Baylor wants to have 'nothing to lose'

It didn't take long before all Baylor could do was hope a lesson could be learned. A win was out of the question pretty quickly.

"We had a face and there was dirt there, and next thing we knew, we found our face in the dirt," coach Art Briles told reporters this week.

In a little over seven minutes, a pair of long scores had TCU up 14-0. By halftime, the shaken Bears trailed 35-3. The Bears had a bowl streak to slay, and with a date against the top-five Horned Frogs, the nation would know Baylor with a win.

"As a team, I think we were extremely overhyped last year for that game," Baylor quarterback Robert Griffin III said, "and it came up with a huge letdown.

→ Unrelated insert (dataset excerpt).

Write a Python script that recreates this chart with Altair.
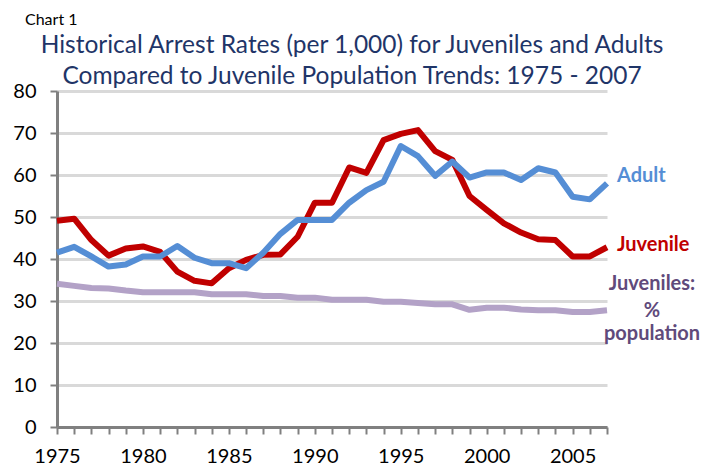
import altair as alt
import pandas as pd

years = list(range(1975, 2008))
juvenile = [49.1, 49.6, 44.5, 40.8, 42.5, 43.0, 41.7, 37.0, 34.8, 34.2, 37.8, 39.8, 41.0, 41.1, 45.3, 53.4,
            53.4, 61.8, 60.5, 68.3, 69.8, 70.7, 65.7, 63.6, 55.0, 51.7, 48.5, 46.3, 44.7, 44.5, 40.6, 40.6, 42.8]
adult = [41.5, 42.9, 40.6, 38.2, 38.7, 40.6, 40.6, 43.1, 40.3, 39.0, 39.0, 37.8, 41.5, 46.0, 49.3, 49.3,
         49.3, 53.4, 56.4, 58.4, 66.9, 64.5, 59.8, 63.2, 59.4, 60.6, 60.6, 58.8, 61.6, 60.6, 54.8, 54.2, 58.0]
juv_pct = [34.1, 33.6, 33.1, 33.0, 32.5, 32.1, 32.1, 32.1, 32.1, 31.6, 31.6, 31.6, 31.2, 31.2, 30.8, 30.8,
           30.3, 30.3, 30.3, 29.8, 29.8, 29.5, 29.2, 29.2, 27.9, 28.4, 28.4, 28.0, 27.8, 27.8, 27.4, 27.4, 27.8]

series_names = ["Juveniles: % population", "Juvenile", "Adult"]
series_colors = ["#B3A2C7", "#C00000", "#558ED5"]

df = pd.DataFrame({
    "year": years * 3,
    "value": juv_pct + juvenile + adult,
    "series": [series_names[0]] * 33 + [series_names[1]] * 33 + [series_names[2]] * 33,
})

W, H = 550, 336
FONT = "Lato"

x_enc = alt.X("year:Q", scale=alt.Scale(domain=[1975, 2007], nice=False, zero=False),
              axis=alt.Axis(values=years, labelExpr="datum.value % 5 == 0 ? datum.label : ''",
                            format="d", grid=False, domainColor="#808080", domainWidth=3,
                            tickColor="#808080", tickWidth=2, tickSize=7, labelPadding=12,
                            labelFontSize=20, labelColor="#000000", labelFont=FONT, title=None,
                            labelFlush=False))
y_enc = alt.Y("value:Q", scale=alt.Scale(domain=[0, 80], nice=False),
              axis=alt.Axis(values=[0, 10, 20, 30, 40, 50, 60, 70, 80], grid=True, gridColor="#D9D9D9",
                            gridWidth=3, domainColor="#808080", domainWidth=3, tickColor="#808080",
                            tickWidth=2, tickSize=7, labelPadding=14, labelFontSize=20,
                            labelColor="#000000", labelFont=FONT, title=None))

layers = []
for name, col in zip(series_names, series_colors):
    layers.append(
        alt.Chart(df).transform_filter(alt.datum.series == name).mark_line(
            color=col, strokeWidth=6, strokeJoin="round", clip=False
        ).encode(x=x_enc, y=y_enc)
    )

def txt(text, x, y, size, color, bold=False, align="left"):
    return alt.Chart(pd.DataFrame({"t": [text]})).mark_text(
        align=align, baseline="alphabetic", fontSize=size, color=color, font=FONT,
        fontWeight="bold" if bold else "normal"
    ).encode(text="t:N", x=alt.value(x), y=alt.value(y))

TITLE_C = "#1F3568"
LAB_P = "#604A7B"
annotations = [
    txt("Chart 1", -32, -66, 16, "#000000"),
    txt("Historical Arrest Rates (per 1,000) for Juveniles and Adults", 295, -38, 24.5, TITLE_C, align="center"),
    txt("Compared to Juvenile Population Trends:  1975 - 2007", 295, -7, 24.5, TITLE_C, align="center"),
    txt("Adult", 560, 91, 20, "#558ED5", bold=True),
    txt("Juvenile", 560, 160, 20, "#C00000", bold=True),
    txt("Juveniles:", 595, 199, 20, LAB_P, bold=True, align="center"),
    txt("%", 595, 226, 20, LAB_P, bold=True, align="center"),
    txt("population", 595, 249, 20, LAB_P, bold=True, align="center"),
]

chart = alt.layer(*layers, *annotations).properties(
    width=W, height=H,
    autosize=alt.AutoSizeParams(type="none"),
    padding={"left": 49, "top": 83, "right": 101, "bottom": 43},
).configure_view(stroke=None)

chart.save("out.html", embed_options={"renderer": "svg", "actions": False})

Nobody would beat TCU the entire season, but Baylor didn't come close. Are things different this time? TCU's quarterback is different, at least. Baylor says it has a much different team this time around.

"Our mentality will be better, possibly, than what it was a year ago," Briles said. "Last year, we were certainly in a stage of wondering where we were as a football team."

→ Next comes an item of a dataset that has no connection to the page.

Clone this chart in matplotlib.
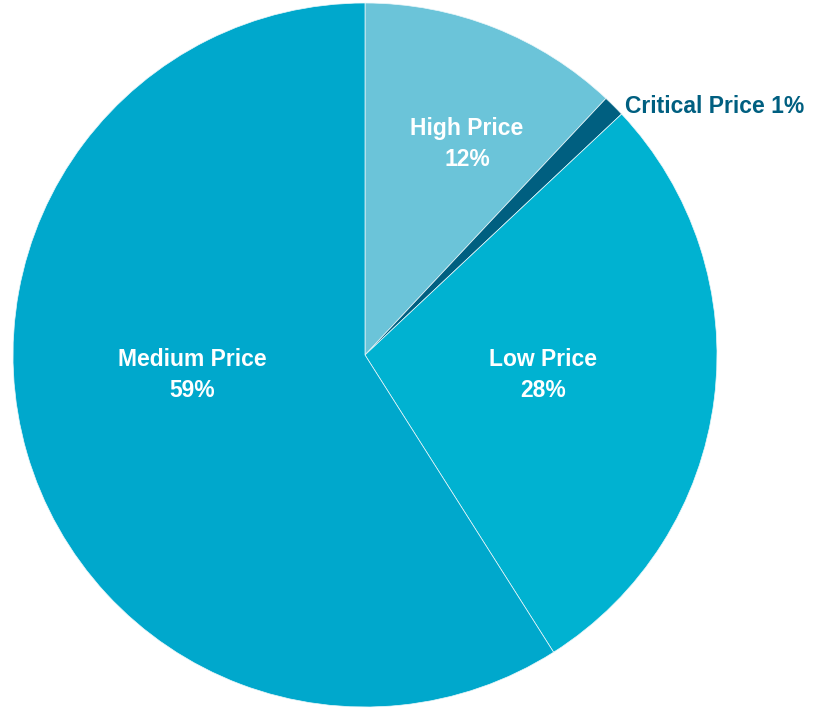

This year, Baylor is a team that's tasted the postseason.

"I got a taste of what a steak dinner felt like, so now we’re looking to get back to the table and get a little bit more," Griffin said.

It's a team that knows it can move the ball against almost anyone, and it's a team that rediscovered its confidence when it began the season 7-2, despite finishing the season on a four-game losing streak.

"It was a wake-up call to the rest of the team that we just have to be better, It really helped us, it set us up for the rest of the year," Griffin said. "So, in all honesty, we can thank TCU for beating us last year, because it really woke us up."

This time, anyway, overhyping won't be the problem. National respect would come with a win over the defending Rose Bowl champions. A Friday night kickoff on ESPN assures that if it happens, millions will see it.

But opportunity? Baylor says it's best to ignore it. Briles has told his team this preseason that nobody wants to fight a boxer with nothing to lose.

"That’s the way we run it here. That’s the way any team wants to be. If you’re fighting and you’ve got something to lose, sometimes you can get a little conservative and you won’t attack your opponent," Griffin said. "So we’re going to go out and fight like there’s nothing on the line, like we have everything to gain and nothing to lose."